Couple 243

Last Monday, gay marriage became legal in the US state of Massachusetts, which immediately led to a run on marriage licences there, in towns like Cambridge. One couple who did so, couple 243, blogged their experience. It is a very emotional, happy piece:

We paid our $15 and walked up the stairs to the exit. People shook our hands on the way out, and as we walked out the front door at 4:15am we were greeted by a small cheering crowd.

“Kiss! Kiss! Kiss!” they yelled as we got to the bottom of the nearly-deserted steps. We kissed, posed for a picture and drove home through the nearly deserted streets.

(Brian)

[…]

I have a hard time gauging what my emotions were as we started running up the gauntlet — the avenue that led from the sidewalk on Mass Ave. up to the front doors of City Hall — to find that there were relatively few couples seeking licenses — fewer than the thousand I might have expected — but that there were about three thousand just *watching* — a mass of people singing spontaneously, chanting, waving signs, all with their own little political agendas to defeat bush or proclaim love for gays or just be happy that we were getting what they had rights to — a mass overfilling the lawn in front of City Hall, filling the sidewalk on both sides of Mass Ave, and stretching tendrils up and down several blocks, towards both Harvard and Central. As soon as Brian grabbed my hand and said let’s give it a try, and started running, they all started cheering, clapping, screaming. I did not expect that.

(Aaron

It’s hard to imagine the impact this has in the US when you’re living in a country where gay marriage has been legal for a number of years now. Where it was realised more as the logical end result of the emancipation process rather than as something people had to fight hard for. It must feel so good to finally be able to proclaim your love for each other the way you want to, knowing there are so many who would keep that from you; even if Bush pushes through a constitutional amedament tomorrow making it illegal again, the moment itself can never be taken from you anymore.

Good luck and congratulations to Brian and Aaron; may they and all those other couples who can finally
marry have a long and happy marriage.

It’s that man again

Speaking of demonising Pim Fortuyn…

Only the Dutch could have a gay sociologist fascist

The murder is further complicated by the fact that only the Dutch could have a fascist leader who was a gay sociologist. Maybe he was trying to build a liberal, inclusive fascism, dreaming of the day he could announce to his followers “and now, after a hard afternoon’s goose-stepping, let’s relax, massage each other’s shoulders and get rid off all that tension before invading a neighbouring country.”

His sexuality has been cited as one of the reasons that he couldn’t have been a fascist, but the far right seems capable of gliding over these contradictions. If Hitler had been gay, the only difference to history would have been the uniforms, when he’d thrown a strop and yelled, “Brown shirts and jackboots? Have you no sense of colour co-ordination”.

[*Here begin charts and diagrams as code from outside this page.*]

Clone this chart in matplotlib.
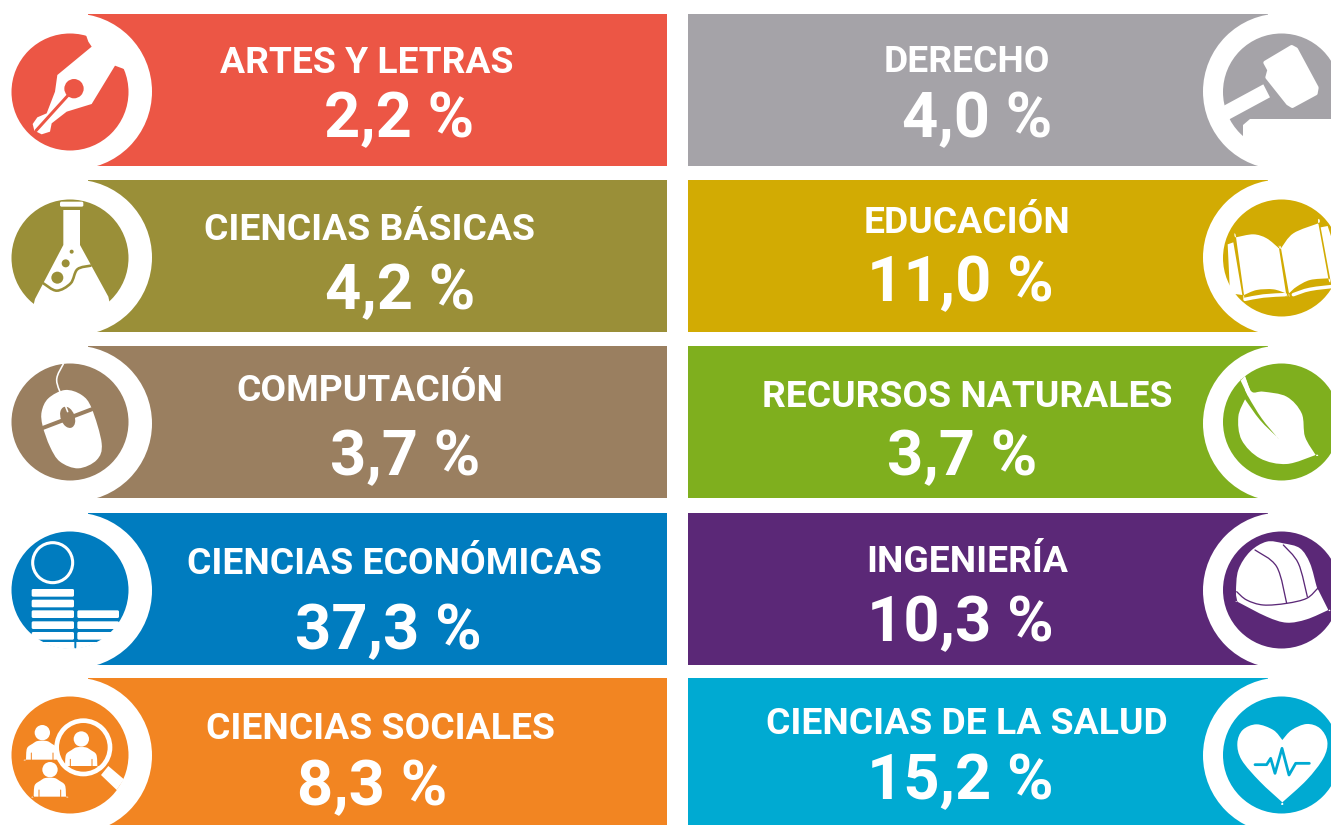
import numpy as np
import matplotlib
matplotlib.use("Agg")
import matplotlib.pyplot as plt
from matplotlib.patches import Circle, PathPatch, Polygon, Rectangle, Ellipse, FancyBboxPatch
from matplotlib.path import Path

# Data
left_areas = ["ARTES Y LETRAS", "CIENCIAS BÁSICAS", "COMPUTACIÓN", "CIENCIAS ECONÓMICAS", "CIENCIAS SOCIALES"]
left_values = [2.2, 4.2, 3.7, 37.3, 8.3]
left_colors = ["#EC5645", "#9A8F38", "#9A7F60", "#007CBF", "#F28522"]

right_areas = ["DERECHO", "EDUCACIÓN", "RECURSOS NATURALES", "INGENIERÍA", "CIENCIAS DE LA SALUD"]
right_values = [4.0, 11.0, 3.7, 10.3, 15.2]
right_colors = ["#A5A3A8", "#D2AB03", "#7FAF1E", "#5B2877", "#00AAD2"]

# Layout, in pixels of the original picture
row_tops = [14, 180, 346, 513, 678]
row_bottoms = [166, 332, 498, 665, 825]
icon_cy = [92, 258, 422, 590, 755]

left_label_x = [367, 369, 370, 394, 381]
left_label_y = [73, 240, 401, 574, 739]
left_value_x = [399, 400, 405, 388, 372]
left_value_y = [137, 309, 475, 649, 805]
right_label_x = [967, 967, 967, 967, 967]
right_label_y = [72, 233, 407, 572, 734]
right_value_x = [977, 960, 962, 960, 960]
right_value_y = [137, 301, 475, 641, 799]

WHITE = "white"

fig = plt.figure(figsize=(13.31, 8.25), dpi=100)
ax = fig.add_axes([0, 0, 1, 1])
ax.set_xlim(0, 1331)
ax.set_ylim(825, 0)
ax.axis("off")


def smooth(points, closed=True):
    """Catmull-Rom through the points, as a bezier path. A doubled point gives a corner."""
    pts = np.array(points, dtype=float)
    n = len(pts)
    verts = [pts[0]]
    codes = [Path.MOVETO]
    last = n if closed else n - 1
    for i in range(last):
        if closed:
            p0, p1, p2, p3 = pts[(i - 1) % n], pts[i], pts[(i + 1) % n], pts[(i + 2) % n]
        else:
            p0, p1, p2, p3 = pts[max(i - 1, 0)], pts[i], pts[i + 1], pts[min(i + 2, n - 1)]
        verts += [p1 + (p2 - p0) / 6, p2 - (p3 - p1) / 6, p2]
        codes += [Path.CURVE4] * 3
    return Path(verts, codes)


def zoom_pts(points, x0, y0):
    return [(x0 + x / 3, y0 + y / 3) for x, y in points]


def blob(points, x0, y0, color, zorder=5):
    ax.add_patch(PathPatch(smooth(zoom_pts(points, x0, y0)), fc=color, ec="none", zorder=zorder))


def poly(points, x0, y0, color, zorder=5):
    patch = Polygon(zoom_pts(points, x0, y0), closed=True, fc=color, ec="none", zorder=zorder)
    ax.add_patch(patch)
    return patch


def stroke(points, x0, y0, color, width, zorder=6):
    ax.add_patch(PathPatch(smooth(zoom_pts(points, x0, y0), closed=False), fc="none", ec=color,
                           lw=width * 0.72, capstyle="round", zorder=zorder))


def disc(cx, cy, r, x0, y0, color, zorder=6):
    ax.add_patch(Circle((x0 + cx / 3, y0 + cy / 3), r / 3, fc=color, ec="none", zorder=zorder))


def round_bar(x1, y1, x2, y2, x0, y0, color=WHITE, zorder=6):
    ax.add_patch(FancyBboxPatch((x0 + x1 / 3 + 1.5, y0 + y1 / 3 + 1.5), (x2 - x1) / 3 - 3, (y2 - y1) / 3 - 3,
                                boxstyle="round,pad=1.5", fc=color, ec="none", zorder=zorder))


def pen_icon(c):
    x0, y0 = 0, 0
    poly([(258, 105), (265, 125), (275, 140), (172, 225), (165, 275), (140, 340), (112, 352),
          (98, 372), (103, 392), (125, 403), (150, 395), (155, 370), (200, 335), (275, 312),
          (345, 197), (372, 207), (420, 150), (330, 80)], x0, y0, WHITE)
    disc(222, 266, 29, x0, y0, c)
    stroke([(108, 392), (205, 285)], x0, y0, c, 3)


def flask_icon(c):
    x0, y0 = 0, 0
    round_bar(180, 605, 250, 620, x0, y0)
    poly([(190, 630), (240, 630), (240, 735), (325, 890), (340, 960), (90, 960), (105, 897), (190, 735)],
         x0, y0, WHITE)
    disc(215, 755, 6, x0, y0, c)
    disc(197, 790, 12, x0, y0, c)
    disc(172, 833, 18, x0, y0, c)
    stroke([(130, 850), (170, 872), (212, 850), (232, 808), (272, 797)], x0, y0, c, 2.6)


def mouse_icon(c):
    x0, y0 = 0, 340
    blob([(125, 215), (145, 175), (195, 150), (245, 165), (275, 205), (305, 310), (290, 360),
          (235, 385), (180, 365), (150, 320), (128, 258)], x0, y0, WHITE)
    stroke([(128, 264), (275, 208)], x0, y0, c, 4)
    ax.add_patch(Ellipse((x0 + 203 / 3, y0 + 232 / 3), 14, 22, angle=-20, fc=c, ec="none", zorder=7))
    stroke([(190, 72), (170, 120), (190, 180), (203, 215)], x0, y0, WHITE, 1.6, zorder=8)


def coins_icon(c):
    x0, y0 = 0, 340
    # everything below the last row of coins is cut out of the disc
    cut = poly([(20, 905), (400, 905), (400, 970), (20, 970)], x0, y0, WHITE)
    cut.set_clip_path(Circle((70, 590), 59, transform=ax.transData))
    ax.add_patch(Circle((x0 + 158 / 3, y0 + 668 / 3), 60 / 3, fc="none", ec=WHITE, lw=2.2, zorder=6))
    for top in [747, 779, 811, 844, 876]:
        round_bar(95, top, 222, top + 23, x0, y0)
    for top in [811, 844, 876]:
        round_bar(232, top, 357, top + 23, x0, y0)
    stroke([(226, 898), (226, 922)], x0, y0, c, 2)


def person(x, top, x0, y0, c, zorder=5):
    # x is the left edge of the shoulders in the crop
    disc(x + 49, top - 25, 23, x0, y0, WHITE, zorder=zorder)
    blob([(x, top + 56), (x, top + 56), (x + 3, top + 22), (x + 20, top + 8), (x + 35, top), (x + 62, top),
          (x + 77, top + 8), (x + 94, top + 22), (x + 97, top + 56), (x + 97, top + 56)], x0, y0, WHITE,
         zorder=zorder)
    stroke([(x + 16, top + 56), (x + 16, top + 36)], x0, y0, c, 1, zorder=zorder + 1)
    stroke([(x + 81, top + 56), (x + 81, top + 36)], x0, y0, c, 1, zorder=zorder + 1)


def people_icon(c):
    x0, y0 = 0, 340
    person(78, 1203, x0, y0, c)
    disc(250, 1222, 87, x0, y0, WHITE, zorder=6)
    disc(250, 1222, 73, x0, y0, c, zorder=6)
    poly([(325, 1278), (372, 1318), (350, 1350), (303, 1305)], x0, y0, WHITE, zorder=6)
    poly([(350, 1350), (372, 1318), (420, 1360), (390, 1400)], x0, y0, WHITE, zorder=6)
    person(195, 1222, x0, y0, c, zorder=7)
    person(101, 1314, x0, y0, c, zorder=7)


def gavel_icon(c):
    x0, y0 = 1150, 0
    head = poly([(346, 188), (425, 141), (438, 148), (500, 263), (497, 280), (427, 318), (414, 310),
                 (352, 232), (358, 210)], x0, y0, WHITE)
    head.set(ec=WHITE, lw=4 * 0.72, joinstyle="round")
    poly([(205, 326), (340, 253), (360, 292), (225, 365)], x0, y0, WHITE)
    poly([(300, 358), (560, 358), (560, 460), (280, 460), (280, 375)], x0, y0, WHITE)


def book_icon(c):
    x0, y0 = 1150, 0
    blob([(258, 712), (258, 712), (310, 703), (350, 715), (387, 745), (387, 745), (408, 880), (408, 880),
          (370, 868), (320, 870), (282, 885), (282, 885)], x0, y0, WHITE)
    blob([(393, 745), (393, 745), (430, 700), (505, 670), (505, 670), (535, 835), (535, 835), (480, 840),
          (440, 860), (417, 880), (417, 880)], x0, y0, WHITE)
    poly([(233, 733), (250, 727), (277, 885), (240, 880)], x0, y0, WHITE)
    poly([(512, 682), (533, 678), (560, 760), (560, 850), (543, 850)], x0, y0, WHITE)
    stroke([(285, 898), (340, 888), (405, 884)], x0, y0, WHITE, 3.5)
    stroke([(430, 884), (480, 868), (560, 858)], x0, y0, WHITE, 3.5)


def leaf_icon(c):
    x0, y0 = 1150, 340
    blob([(285, 178), (285, 178), (265, 230), (275, 300), (330, 355), (410, 372), (497, 345), (497, 345),
          (465, 290), (455, 220), (410, 170), (340, 155), (305, 155), (285, 110), (285, 110)], x0, y0, WHITE)
    blob([(272, 122), (272, 122), (295, 170), (335, 235), (380, 290), (380, 290), (330, 240), (285, 178),
          (285, 178)], x0, y0, c, zorder=6)
    poly([(272, 122), (285, 108), (300, 150), (295, 170)], x0, y0, WHITE, zorder=6)


def helmet_icon(c):
    x0, y0 = 1150, 340
    blob([(258, 755), (265, 690), (300, 635), (350, 605), (400, 610), (450, 625), (480, 670), (500, 740),
          (505, 750), (505, 750), (535, 810), (535, 810), (470, 838), (410, 848), (350, 830), (262, 785), (262, 785)],
         x0, y0, WHITE)
    stroke([(260, 755), (290, 780), (340, 795), (410, 790), (470, 775), (503, 745)], x0, y0, c, 1.3)
    stroke([(315, 630), (380, 680), (410, 790)], x0, y0, c, 1.3)
    stroke([(400, 615), (445, 670), (472, 770)], x0, y0, c, 1.3)


def heart_icon(c):
    x0, y0 = 1150, 340
    blob([(397, 1200), (397, 1200), (370, 1170), (320, 1153), (278, 1170), (262, 1210), (275, 1260), (330, 1325),
          (397, 1387), (397, 1387), (470, 1320), (520, 1255), (532, 1205), (510, 1165), (470, 1152), (425, 1170)],
         x0, y0, WHITE)
    line = [(315, 1274), (350, 1274), (362, 1255), (375, 1300), (396, 1225), (417, 1305), (437, 1270), (478, 1270)]
    ax.plot(*zip(*zoom_pts(line, x0, y0)), color=c, lw=2.0, solid_capstyle="round", solid_joinstyle="round", zorder=6)


def pct(value):
    return f"{value:.1f}".replace(".", ",") + " %"


def draw_tile(bar_x0, bar_x1, row, color, ring_cx, icon_cx):
    ax.add_patch(Rectangle((bar_x0, row_tops[row]), bar_x1 - bar_x0, row_bottoms[row] - row_tops[row],
                           fc=color, ec="none", zorder=1))
    ax.add_patch(Circle((ring_cx, row_tops[row] + 77.5), 78, fc=WHITE, ec="none", zorder=2))
    ax.add_patch(Circle((icon_cx, icon_cy[row]), 58.5, fc=color, ec="none", zorder=3))


def write(x, y, s, size):
    ax.text(x, y, s, color=WHITE, fontsize=size, fontweight="bold", family=["Roboto", "DejaVu Sans"],
            ha="center", va="baseline", zorder=10)


left_icons = [pen_icon, flask_icon, mouse_icon, coins_icon, people_icon]
right_icons = [gavel_icon, book_icon, leaf_icon, helmet_icon, heart_icon]

for i in range(5):
    draw_tile(88, 667, i, left_colors[i], 74, 70)
    left_icons[i](left_colors[i])
    write(left_label_x[i], left_label_y[i], left_areas[i], 26.8)
    write(left_value_x[i], left_value_y[i], pct(left_values[i]), 45.5)

    draw_tile(688, 1268, i, right_colors[i], 1281, 1281.5)
    right_icons[i](right_colors[i])
    write(right_label_x[i], right_label_y[i], right_areas[i], 26.8)
    write(right_value_x[i], right_value_y[i], pct(right_values[i]), 45.5)

fig.savefig("out.png", dpi=100, facecolor="white")
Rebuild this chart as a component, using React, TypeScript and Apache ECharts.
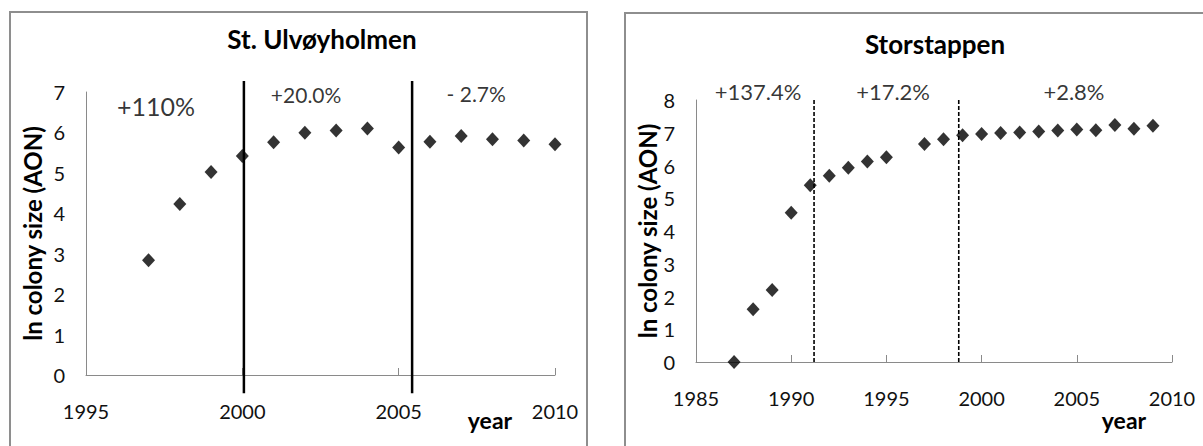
import React, { useEffect, useRef } from "react";
import * as echarts from "echarts";

// Left panel: St. Ulvøyholmen
const leftTitle = "St. Ulvøyholmen";
const leftYears = [1997, 1998, 1999, 2000, 2001, 2002, 2003, 2004, 2005, 2006, 2007, 2008, 2009, 2010];
const leftValues = [2.84, 4.23, 5.02, 5.42, 5.76, 5.99, 6.05, 6.1, 5.63, 5.77, 5.91, 5.83, 5.8, 5.71];
const leftBreaks = [2000.05, 2005.43];
const leftBreakRange = [-0.45, 7.27];
const leftNotes = ["+110%", "+20.0%", "- 2.7%"];
const leftNoteX = [1997.24, 2002.04, 2007.48];
const leftNoteY = [6.65, 6.95, 6.97];

// Right panel: Storstappen
const rightTitle = "Storstappen";
const rightYears = [1987, 1988, 1989, 1990, 1991, 1992, 1993, 1994, 1995, 1997, 1998, 1999, 2000, 2001, 2002, 2003, 2004, 2005, 2006, 2007, 2008, 2009];
const rightValues = [0.0, 1.61, 2.2, 4.56, 5.4, 5.69, 5.93, 6.12, 6.25, 6.66, 6.8, 6.92, 6.96, 6.99, 7.01, 7.04, 7.07, 7.1, 7.08, 7.24, 7.12, 7.21];
const rightBreaks = [1991.2, 1998.8];
const rightBreakRange = [0, 8];
const rightNotes = ["+137.4%", "+17.2%", "+2.8%"];
const rightNoteX = [1988.26, 1995.35, 2004.85];
const rightNoteY = [8.27, 8.27, 8.27];

const yName = "ln colony size (AON)";
const xName = "year";

const FONT = "Lato";
const AXIS = "#8a8a8a";

function App() {
  const ref = useRef<HTMLDivElement>(null);
  useEffect(() => {
    document.body.style.margin = "0";
    if (!ref.current) return;
    const chart = echarts.init(ref.current, undefined, { renderer: "svg" });

    const xAxisBase = (idx: number, min: number, max: number) => ({
      type: "value",
      gridIndex: idx,
      min,
      max,
      interval: 5,
      axisLine: { show: true, lineStyle: { color: AXIS, width: 1 } },
      axisTick: { show: true, inside: true, length: 7, lineStyle: { color: AXIS } },
      axisLabel: {
        margin: 26,
        fontSize: 20,
        color: "#111",
        fontFamily: FONT,
        formatter: (v: number) => String(v),
      },
      splitLine: { show: false },
    });
    const yAxisBase = (idx: number, max: number, gap: number) => ({
      type: "value",
      gridIndex: idx,
      min: 0,
      max,
      interval: 1,
      name: yName,
      nameLocation: "middle",
      nameRotate: 90,
      nameGap: gap,
      nameTextStyle: { fontSize: 24, fontWeight: "bold", color: "#000", fontFamily: FONT },
      axisLine: { show: true, lineStyle: { color: AXIS, width: 1 } },
      axisTick: { show: false },
      axisLabel: { margin: 21, fontSize: 20, color: "#111", fontFamily: FONT },
      splitLine: { show: false },
    });

    const breakSeries = (idx: number, xs: number[], range: number[], dashed: boolean) =>
      xs.map((x) => ({
        type: "line",
        xAxisIndex: idx,
        yAxisIndex: idx,
        data: [
          [x, range[0]],
          [x, range[1]],
        ],
        symbol: "none",
        clip: false,
        silent: true,
        lineStyle: dashed
          ? { color: "#000", width: 1.6, type: [4, 2] }
          : { color: "#000", width: 2.5 },
        z: 3,
      }));

    const noteSeries = (idx: number, names: string[], xs: number[], ys: number[], size: number) => ({
      type: "scatter",
      xAxisIndex: idx,
      yAxisIndex: idx,
      symbolSize: 0,
      clip: false,
      silent: true,
      data: names.map((n, i) => ({ name: n, value: [xs[i], ys[i]] })),
      label: {
        show: true,
        position: "inside",
        formatter: "{b}",
        fontSize: size,
        color: "#000",
        fontFamily: FONT,
        align: "center",
        verticalAlign: "middle",
      },
    });

    const pointSeries = (idx: number, xs: number[], vs: number[]) => ({
      type: "scatter",
      xAxisIndex: idx,
      yAxisIndex: idx,
      symbol: "diamond",
      symbolSize: [13, 14],
      clip: false,
      itemStyle: { color: "#000" },
      data: xs.map((x, i) => [x, vs[i]]),
      z: 4,
    });

    const bigText = (text: string, x: number, y: number, size: number) => ({
      type: "text",
      x,
      y,
      style: {
        text,
        fontSize: size,
        fontWeight: "bold",
        fontFamily: FONT,
        fill: "#000",
        align: "center",
        verticalAlign: "middle",
      },
    });

    chart.setOption({
      animation: false,
      backgroundColor: "#fff",
      grid: [
        { left: 86, top: 92, width: 469, height: 283 },
        { left: 696, top: 100, width: 476, height: 262 },
      ],
      xAxis: [xAxisBase(0, 1995, 2010), xAxisBase(1, 1985, 2010)],
      yAxis: [yAxisBase(0, 7, 42), yAxisBase(1, 8, 37)],
      graphic: [
        {
          type: "rect",
          shape: { x: 10, y: 12, width: 577, height: 460 },
          style: { fill: "none", stroke: "#8e8e8e", lineWidth: 2 },
          silent: true,
        },
        {
          type: "rect",
          shape: { x: 625, y: 13, width: 600, height: 460 },
          style: { fill: "none", stroke: "#8e8e8e", lineWidth: 2 },
          silent: true,
        },
        bigText(leftTitle, 322, 39, 26),
        bigText(rightTitle, 935, 44, 26),
        bigText(xName, 490, 420, 23),
        bigText(xName, 1124, 420, 23),
      ],
      series: [
        ...breakSeries(0, leftBreaks, leftBreakRange, false),
        ...breakSeries(1, rightBreaks, rightBreakRange, true),
        pointSeries(0, leftYears, leftValues),
        pointSeries(1, rightYears, rightValues),
        noteSeries(0, [leftNotes[0]], [leftNoteX[0]], [leftNoteY[0]], 25),
        noteSeries(0, leftNotes.slice(1), leftNoteX.slice(1), leftNoteY.slice(1), 21),
        noteSeries(1, rightNotes, rightNoteX, rightNoteY, 22),
      ],
    });
    return () => chart.dispose();
  }, []);
  return <div ref={ref} style={{ width: 1203, height: 446 }} />;
}

export default App;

It’s typical that an English comedian did have the guts to take the mickey out of Fortuyn’s death, while our own cabaretiers haven’t dared comment.

“Openly gay”

There is one thing about Pim Fortuyn that it seems foreigners, especially USAnians just cannot get their heads around: him being openly gay. And even more, his being gay and nobody caring about it. How could this be?

The fact is, the personal life of politicians is just not an issue. You may know the domestic arrangements of the various ministers, or you may not. If you know them, it’s usually because it came up in a sidebar to an interview, or because their family was also invited to some gala dinner or such. Unlike the US, we just don’t base our assesments of a politician’s suitability on their private life.

Apart from that, there’s also that homosexuality is an entirely normal and accepted fact of life here. Sure, there are people hostile to homosexuality or uncomfortable with it but on average people don’t care about it. Gay people are treated no different from others, the same legal rights as couples, including the right to marry. Being gay doesn’t mean anything here, isn’t a stigmata, doesn’t condemn you to a live of nightclubs, casual sex and having to hide from “normal” people. Few people are homophobic here.

And those who are, usually keep their hostility to themselves as it’s just not tolerated, as it isn’t for any minority. Fortuyn profited from this attitude in his private life, letting him live an “openly gay” lifestyle without reprecussions. In politics this attitude worked against him since for many people, including myself he crossed a line between legitamite criticism of certain opinions of (some) Muslims and condemning all Muslims for the sins of a few.

It’s true that there is a danger that our society will lose its tolerance towards homosexuals under the influence of immigrants and asylum seekers from less open backgrounds. It’s also true that the Morrocan community in the Netherlands is at the moment the least integrated of the big immigrant groups (others being Turks and Surinamers) as well as originally coming from very conservative areas in Morroco (theRif mountains). That does not mean all Muslims are raging homophobes wanting to burn all faggots in one big auto-da-fe, that they are all automatically suspect. Talking about all Muslims as being homophobes, as being backward and an automatic danger to tolerant Dutch society is what made Fortuyn borderline racists, is what made him controversial.